Mary Beth Polley: I think we have time to spare one last question if anyone has one, otherwise, we can go to wrap up.
Moderator: Our last question is going to come from the line of Catherine Wong with the South China Morning Post. Please go ahead.
Question: Thank you. I’d like to have the last question about North Korea.
Secretary Wilson you mentioned mentioned that you will also go to South Korea as part of your trip. And wondering if you will have any discussion with South Korea in regards to whether the U.S. has any plan to increase its troops including the Air Force or fighter jets to South Korea as part of the measures to address the threat from North Korea? Thank you.
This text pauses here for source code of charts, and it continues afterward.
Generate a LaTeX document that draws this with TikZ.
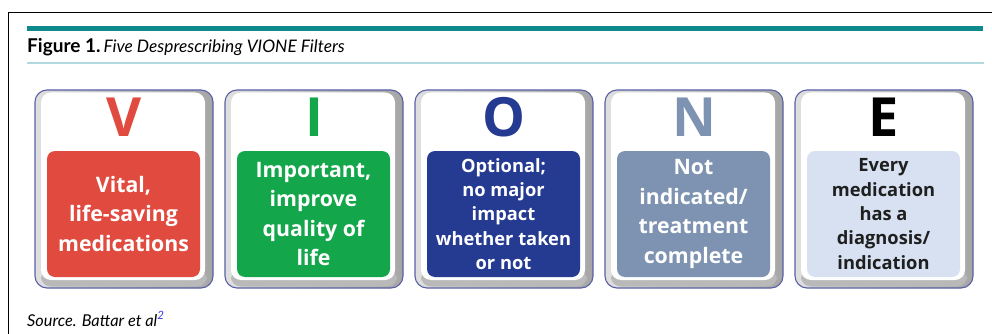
\documentclass[tikz,border=0pt]{standalone}
\usepackage{fontspec}
\setmainfont{Open Sans}
\newfontfamily\titlefont{Lato}
\definecolor{tealbar}{HTML}{0E898E}
\definecolor{tealline}{HTML}{B2D9DD}
\definecolor{boxedge}{HTML}{5A60A6}
\definecolor{cV}{HTML}{E04A3F}
\definecolor{cI}{HTML}{14A64B}
\definecolor{cO}{HTML}{253A91}
\definecolor{cN}{HTML}{7D93B1}
\definecolor{cE}{HTML}{D7E1F1}
\definecolor{supblue}{HTML}{3A3AE0}
\tikzset{
  outerkey/.style={draw=boxedge, line width=1.1pt, rounded corners=12pt, left color=gray!25, right color=gray!70},
  whiteface/.style={fill=white, rounded corners=10pt},
  colorface/.style={rounded corners=8pt},
  bigletter/.style={font=\fontsize{54}{54}\selectfont\bfseries, anchor=center},
  bigtext/.style={font=\fontsize{21.3}{29.5}\selectfont\bfseries, align=center, text=white, anchor=center},
  smalltext/.style={font=\fontsize{18.3}{24.3}\selectfont\bfseries, align=center, text=white, anchor=center},
}
\begin{document}
\begin{tikzpicture}[x=1pt,y=-1pt]
\useasboundingbox (0,0) rectangle (992,334);
\fill[white] (0,0) rectangle (992,334);
\draw[black, line width=1pt] (8,334) -- (8,12.5) -- (992,12.5);
\fill[tealbar] (27,26) rectangle (983,31);
\fill[tealline] (27,62.3) rectangle (984,64.3);
\node[anchor=base west, inner sep=0pt, font=\titlefont\fontsize{17.3}{20}\selectfont] (title) at (27,52.5) {{\fontsize{19}{20}\selectfont\textbf{Figure 1.}}\,\textit{Five Desprescribing VIONE Filters}};
\foreach \x/\n/\L/\col/\lcol/\txt/\sty/\tcol in {
  35/V/V/cV/cV/{Vital,\\life-saving\\medications}/bigtext/white,
  225/I/I/cI/cI/{Important,\\improve\\quality of\\life}/bigtext/white,
  415/O/O/cO/cO/{Optional;\\no major\\impact\\whether taken\\or not}/smalltext/white,
  605/N/N/cN/cN/{Not\\indicated/\\treatment\\complete}/bigtext/white,
  795/E/E/cE/black/{Every\\medication\\has a\\diagnosis/\\indication}/smalltext/black!88}
{
  \path[outerkey] (\x,90) rectangle (\x+178,288);
  \fill[gray!55, rounded corners=10pt] (\x+6,270) rectangle (\x+172,286.5);
  \fill[whiteface] (\x+6,92.5) rectangle (\x+170,280);
  \fill[colorface, fill=\col] (\x+12,151) rectangle (\x+165,277);
  \coordinate (face-\n) at (\x+88.5,214);
  \node[bigletter, text=\lcol] (letter-\n) at (\x+89,117) {\L};
  \node[\sty, text=\tcol] (text-\n) at (face-\n) {\txt};
}
\node[anchor=base west, inner sep=0pt, font=\titlefont\fontsize{16.3}{20}\selectfont\itshape] (source) at (27,326) {Source. Battar et al\textsuperscript{\textcolor{supblue}{2}}};
\end{tikzpicture}
\end{document}
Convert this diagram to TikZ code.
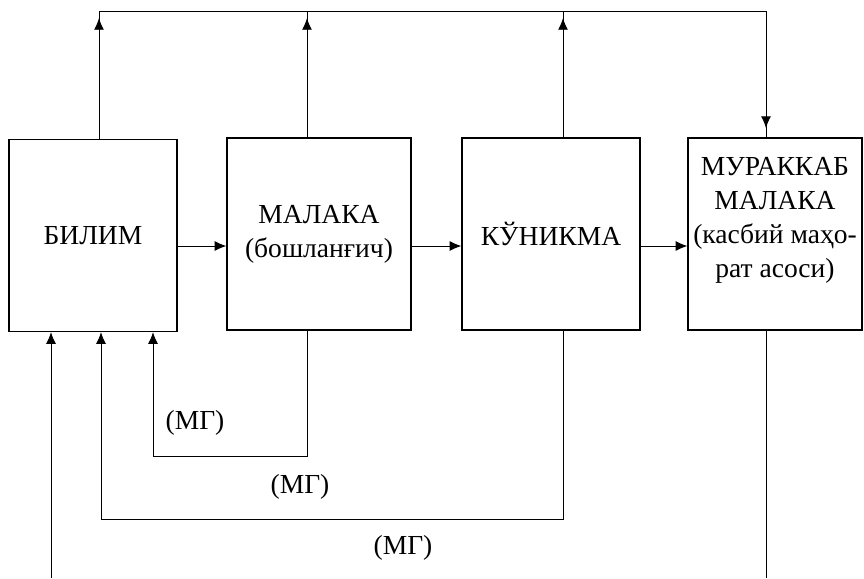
\documentclass[tikz,border=0pt]{standalone}
\usepackage{fontspec}
\setmainfont{Liberation Serif}
\newfontfamily\boxfont{Liberation Serif}
\usetikzlibrary{arrows.meta,decorations.markings}

\begin{document}
\begin{tikzpicture}[x=0.03cm,y=-0.03cm,line width=0.8pt,>={Latex[length=10pt,width=8.5pt]},
	boxnode/.style={rectangle,draw,line width=1pt,align=center,inner sep=0pt,minimum height=5.76cm,font=\boxfont\fontsize{23.5}{29}\selectfont},
	labelnode/.style={rectangle,inner sep=1pt,font=\boxfont\fontsize{23.5}{29}\selectfont},
	midtip/.style={postaction={decorate},decoration={markings,mark=at position #1 with {\arrow{Latex[length=10pt,width=8.5pt]}}}}]
	
	\useasboundingbox (0,0) rectangle (864,578);
	
	\node [boxnode,minimum width=5.04cm] (bilim) at (93,235.5) {БИЛИМ};
	\node [boxnode,minimum width=5.52cm] (malaka) at (319,234) {МАЛАКА\\(бошланғич)};
	\node [boxnode,minimum width=5.34cm] (kunikma) at (551,234) {КЎНИКМА};
	\node [boxnode,minimum width=5.22cm] (murakkab) at (775,234) {МУРАККАБ\\МАЛАКА\\(касбий маҳо-\\рат асоси)\\\mbox{}};
	
	\coordinate (top1) at (99,11);
	\coordinate (top2) at (307,11);
	\coordinate (top3) at (563,11);
	\coordinate (top4) at (766,11);
	\coordinate (flow) at (0,246);
	\coordinate (fb1a) at (307,456);
	\coordinate (fb1b) at (153,456);
	\coordinate (fb2a) at (563,519);
	\coordinate (fb2b) at (101,519);
	\coordinate (fb3) at (51,578);
	\coordinate (out) at (766,578);
	
	\node [labelnode] (mg1) at (195,423) {(МГ)};
	\node [labelnode] (mg2) at (300,487) {(МГ)};
	\node [labelnode] (mg3) at (403,548) {(МГ)};
	
	% upper line
	\draw[midtip=-6pt] (bilim.north -| top1) -- (top1);
	\draw[midtip=-6pt] (malaka.north -| top2) -- (top2);
	\draw[midtip=-6pt] (kunikma.north -| top3) -- (top3);
	\draw (top1) -- (top4);
	\draw[midtip=-8pt] (top4) -- (murakkab.north -| top4);
	
	\draw[->] (bilim.east |- flow) -- (malaka.west |- flow);
	\draw[->] (malaka.east |- flow) -- (kunikma.west |- flow);
	\draw[->] (kunikma.east |- flow) -- (murakkab.west |- flow);
	
	% feedback
	\draw[->] (malaka.south -| fb1a) -- (fb1a) -- (fb1b) -- (bilim.south -| fb1b);
	\draw[->] (kunikma.south -| fb2a) -- (fb2a) -- (fb2b) -- (bilim.south -| fb2b);
	\draw[->] (fb3) -- (bilim.south -| fb3);
	\draw (murakkab.south -| out) -- (out);
\end{tikzpicture}
\end{document}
Secretary Wilson: Well, of course, we don’t discuss future operations, but I expect that we will have a full set of discussions with the South Korean Air Force about mutual security interests. And I also look forward to visiting U.S. air forces that are stationed in South Korea.
Mary Beth Polley: Great. And that was all the questions we have time for.
Secretary Wilson, I just wanted to turn it back over to you in case you wanted to make any closing remarks.
Secretary Wilson: Thank you. I appreciate the opportunity. And I very much appreciate the opportunity to spend some time in the Indo-Pacific region engaging with allies and deepening our partnerships.
We have strong, cooperative relationships with Japan, the Philippines, and South Korea, as well as other countries across the region. And it is in the interest of the United States to strengthen those partnerships so that we promote stability and prosperity in the Indo-Pacific. Thank you very much for joining us.
Mary Beth Polley: Thank you, and thank you so much for your time.